Во время учебного занятия Брома отравился газом, кажется, ипритом. Лечился в госпитале. После этого его комиссовали по состоянию здоровья. Но шла война, и он был на нее призван.
А дальше фронт его был уже на Украине, где-то на Волыни Брома участвовал в боях с бандеровцами.
Не раз вспоминал, как в одном из боев на него упал, прикрыв собой, один из его однополчан. Брома ему:
– Ты что?
– Я выполняю приказ командира. Он велел беречь тебя.
В двадцатилетнем возрасте Брома был демобилизован из армии. С тех пор он жил в Ленинграде – Петербурге…» (из опубликованной переписки Нины Королевой и Аркадия Шульмана).

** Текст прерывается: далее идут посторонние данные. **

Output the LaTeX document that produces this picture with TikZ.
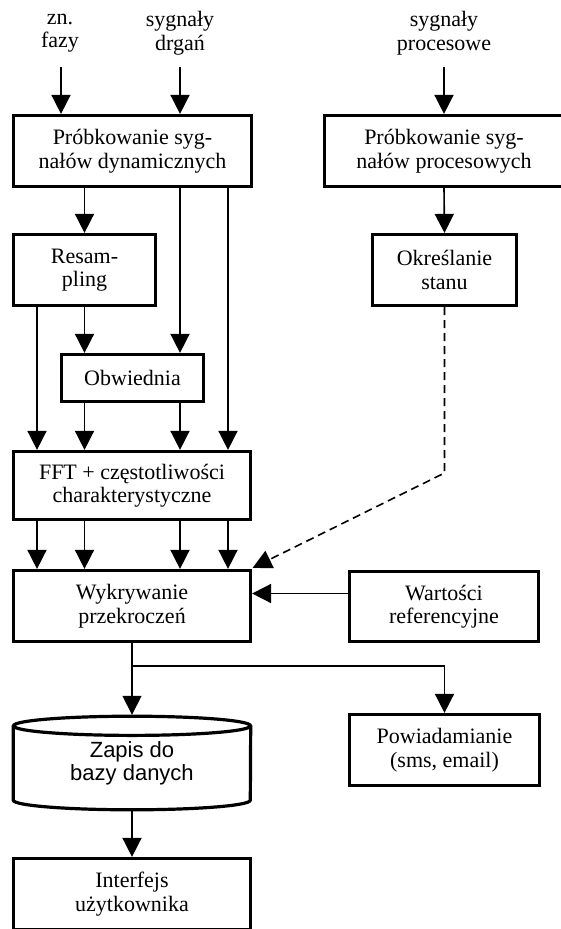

Факт 8-й. Мечтал, что в Бобруйске откроется галерея с его картинами
Где бы Абрам Рабкин ни находился, он не прекращал работать – писал картины. По воспоминаниям близких, у него было несколько мастерских: разумеется, в Санкт-Петербурге (где художник проводил большую часть времени), в родном Бобруйске и даже имелся обустроенный под мастерскую дощатый флигелек в городском поселке Стрешин Жлобинского района – там супружеская чета купила себе маленький домик, чтобы летом жить на природе, подальше от городского шума.
Не мудрено, что Рабкин после себя оставил внушительное наследие в виде живописных работ, этюдов, рисунков, набросков. Еще при жизни художник мечтал, что посвященная Бобруйску коллекция обретет дом в родном городе (и не потому, что больше негде – к примеру, во время выставки в Америке холсты бобруйчанина хотел приобрести себе Билл Гейтс, но автор отказался).
Еще в 2016 году семья Абрама Рабкина передала в дар Бобруйскому художественному музею большую коллекцию картин живописца, какая-то незначительная их часть входит в постоянную экспозицию. Остальные – в запасниках. Увы, про отдельную галерею речь пока не идет…
Из переписки Нины Королевой и Аркадия Шульмана: «Последние слова, произнесенные Бромой в реанимации, мучительно произнесенные, едва слышно из остаточных сил выдохнуто:
– Не успел распорядиться...
Вот с этим и живу. Я знаю, о чем эти слова. Делаю все, что могу...».